CEI Daily - The TSA, California, and Crossing the Street




The TSA has shut down an exemption for private airport screeners.


Senior Counsel Hans Bader explains what has changed.


"Previously, the Screening Partnership Program allowed airports to replace government screeners with private contractors. 16 airports did so. [...] The TSA’s head said he did not see any 'clear or substantial advantage' to the TSA in allowing additional airports to use private screeners, although he said that the few other airports that already use private screeners will be allowed to continue to do so."




In 2010, 204 business left California.


Policy Analyst Brian McGraw says that California's budgetary problems are to blame.


"Their budget deficit is projected to be $19 billion dollars, with annual unfunded pension liabilities potentially reaching $80 billion by 2012, and a law attempting to curb greenhouse gas emissions. This will almost certainly result in reduced state spending but also some form of tax increases, as we’ve seen in Illinois. Given this mess that California has gotten itself into, its not a surprise that companies are fleeing California. Unfortunately, as companies leave the situation only gets worse, and its unlikely that any of these companies have said, 'I’ll be back.'"



Crossing the Street


Three states want to make it illegal to listen to your iPod while you cross the street.


Fellow in Regulatory Studies Ryan Young says the regulations are well-intentioned, but unnecessary, and may even have negative consequences.

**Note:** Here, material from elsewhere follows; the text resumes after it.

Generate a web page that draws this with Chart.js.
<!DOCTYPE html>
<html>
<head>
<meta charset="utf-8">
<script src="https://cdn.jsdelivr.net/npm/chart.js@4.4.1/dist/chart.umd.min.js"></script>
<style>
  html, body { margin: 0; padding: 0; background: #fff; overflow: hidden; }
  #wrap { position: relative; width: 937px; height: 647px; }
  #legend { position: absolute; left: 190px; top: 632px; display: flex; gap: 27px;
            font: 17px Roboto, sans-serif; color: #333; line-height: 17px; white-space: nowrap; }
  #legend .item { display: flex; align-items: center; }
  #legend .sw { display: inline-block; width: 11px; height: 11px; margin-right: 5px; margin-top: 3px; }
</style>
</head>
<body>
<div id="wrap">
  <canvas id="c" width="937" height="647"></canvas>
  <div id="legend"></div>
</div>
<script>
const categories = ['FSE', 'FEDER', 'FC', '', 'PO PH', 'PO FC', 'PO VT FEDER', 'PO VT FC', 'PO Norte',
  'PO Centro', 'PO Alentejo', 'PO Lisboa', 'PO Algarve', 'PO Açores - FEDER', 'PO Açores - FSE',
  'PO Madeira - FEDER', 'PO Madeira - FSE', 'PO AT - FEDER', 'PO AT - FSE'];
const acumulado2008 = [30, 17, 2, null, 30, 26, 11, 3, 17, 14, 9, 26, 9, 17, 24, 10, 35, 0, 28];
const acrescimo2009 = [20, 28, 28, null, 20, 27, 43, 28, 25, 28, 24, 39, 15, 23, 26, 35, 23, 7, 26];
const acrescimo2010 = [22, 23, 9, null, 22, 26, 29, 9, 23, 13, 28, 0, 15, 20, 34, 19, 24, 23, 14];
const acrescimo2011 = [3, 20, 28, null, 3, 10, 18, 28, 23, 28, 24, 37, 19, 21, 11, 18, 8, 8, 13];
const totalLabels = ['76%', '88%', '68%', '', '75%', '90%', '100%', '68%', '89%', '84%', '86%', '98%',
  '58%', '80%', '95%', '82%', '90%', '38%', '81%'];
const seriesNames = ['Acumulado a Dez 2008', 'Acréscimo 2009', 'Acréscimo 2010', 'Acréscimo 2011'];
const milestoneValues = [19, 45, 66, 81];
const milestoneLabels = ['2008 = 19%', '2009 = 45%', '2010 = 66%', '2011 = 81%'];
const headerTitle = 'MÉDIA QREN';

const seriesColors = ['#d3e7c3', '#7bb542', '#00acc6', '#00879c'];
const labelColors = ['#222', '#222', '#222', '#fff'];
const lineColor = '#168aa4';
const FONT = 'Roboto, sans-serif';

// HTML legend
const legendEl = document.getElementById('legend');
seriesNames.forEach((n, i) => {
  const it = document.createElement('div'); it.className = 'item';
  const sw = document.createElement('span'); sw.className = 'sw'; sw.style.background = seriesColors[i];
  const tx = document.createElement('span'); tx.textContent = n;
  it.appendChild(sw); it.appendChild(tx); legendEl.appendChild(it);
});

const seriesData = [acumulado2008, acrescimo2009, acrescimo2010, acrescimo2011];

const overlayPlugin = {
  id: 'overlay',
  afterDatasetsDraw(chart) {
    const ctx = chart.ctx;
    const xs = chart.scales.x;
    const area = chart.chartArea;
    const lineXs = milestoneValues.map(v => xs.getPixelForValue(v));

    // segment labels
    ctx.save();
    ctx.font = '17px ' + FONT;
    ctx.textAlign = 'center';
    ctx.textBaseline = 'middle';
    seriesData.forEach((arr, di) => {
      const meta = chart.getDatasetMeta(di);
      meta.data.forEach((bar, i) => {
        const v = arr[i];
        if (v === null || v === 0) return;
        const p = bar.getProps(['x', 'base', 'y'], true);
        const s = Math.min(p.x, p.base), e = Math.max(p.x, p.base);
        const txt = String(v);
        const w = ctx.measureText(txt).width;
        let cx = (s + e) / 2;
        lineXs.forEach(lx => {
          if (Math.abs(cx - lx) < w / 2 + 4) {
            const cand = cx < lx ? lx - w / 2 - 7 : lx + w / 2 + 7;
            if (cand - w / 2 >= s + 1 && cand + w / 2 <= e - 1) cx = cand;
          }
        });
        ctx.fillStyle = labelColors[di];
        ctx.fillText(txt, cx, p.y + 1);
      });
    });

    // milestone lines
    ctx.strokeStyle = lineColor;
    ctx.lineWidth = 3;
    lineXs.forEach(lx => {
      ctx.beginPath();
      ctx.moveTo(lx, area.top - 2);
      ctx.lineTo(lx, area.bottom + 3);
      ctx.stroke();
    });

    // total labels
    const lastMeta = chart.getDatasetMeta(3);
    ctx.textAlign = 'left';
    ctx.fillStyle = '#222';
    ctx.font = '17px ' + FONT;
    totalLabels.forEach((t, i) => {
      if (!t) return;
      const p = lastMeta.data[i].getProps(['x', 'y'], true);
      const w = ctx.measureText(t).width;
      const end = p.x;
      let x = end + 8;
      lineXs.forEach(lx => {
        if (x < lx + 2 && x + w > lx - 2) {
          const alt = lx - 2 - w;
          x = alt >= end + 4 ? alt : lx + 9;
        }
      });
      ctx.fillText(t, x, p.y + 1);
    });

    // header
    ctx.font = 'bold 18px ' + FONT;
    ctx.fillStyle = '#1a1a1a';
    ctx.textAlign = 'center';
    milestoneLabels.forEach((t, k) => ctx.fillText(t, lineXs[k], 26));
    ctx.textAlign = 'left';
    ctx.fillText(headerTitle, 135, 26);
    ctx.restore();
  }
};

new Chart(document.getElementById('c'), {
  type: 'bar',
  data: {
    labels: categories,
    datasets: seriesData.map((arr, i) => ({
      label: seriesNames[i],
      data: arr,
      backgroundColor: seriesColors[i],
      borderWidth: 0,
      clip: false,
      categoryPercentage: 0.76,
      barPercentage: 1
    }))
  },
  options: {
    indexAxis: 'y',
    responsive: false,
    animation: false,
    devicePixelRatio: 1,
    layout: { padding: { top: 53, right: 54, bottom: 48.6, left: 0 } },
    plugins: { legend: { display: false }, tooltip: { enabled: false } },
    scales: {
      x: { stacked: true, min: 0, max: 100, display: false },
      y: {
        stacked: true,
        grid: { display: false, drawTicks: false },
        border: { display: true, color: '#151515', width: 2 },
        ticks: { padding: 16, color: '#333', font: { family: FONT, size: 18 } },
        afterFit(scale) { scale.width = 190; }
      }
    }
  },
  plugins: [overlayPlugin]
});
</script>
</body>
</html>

"Pedestrian deaths did go slightly up last year. But pedestrian deaths have been trending down for two decades, despite the rise of iPods and smartphones. Turns out that most people have enough common sense to pay more attention to traffic than their phone while crossing the street. Legislating common sense is at best redundant. But in this case, it’s actually harmful. Police departments only have so many resources to go around. All the time and manpower they spend watching people cross the street is time and manpower not spent on more serious crimes. This is a solution without a problem."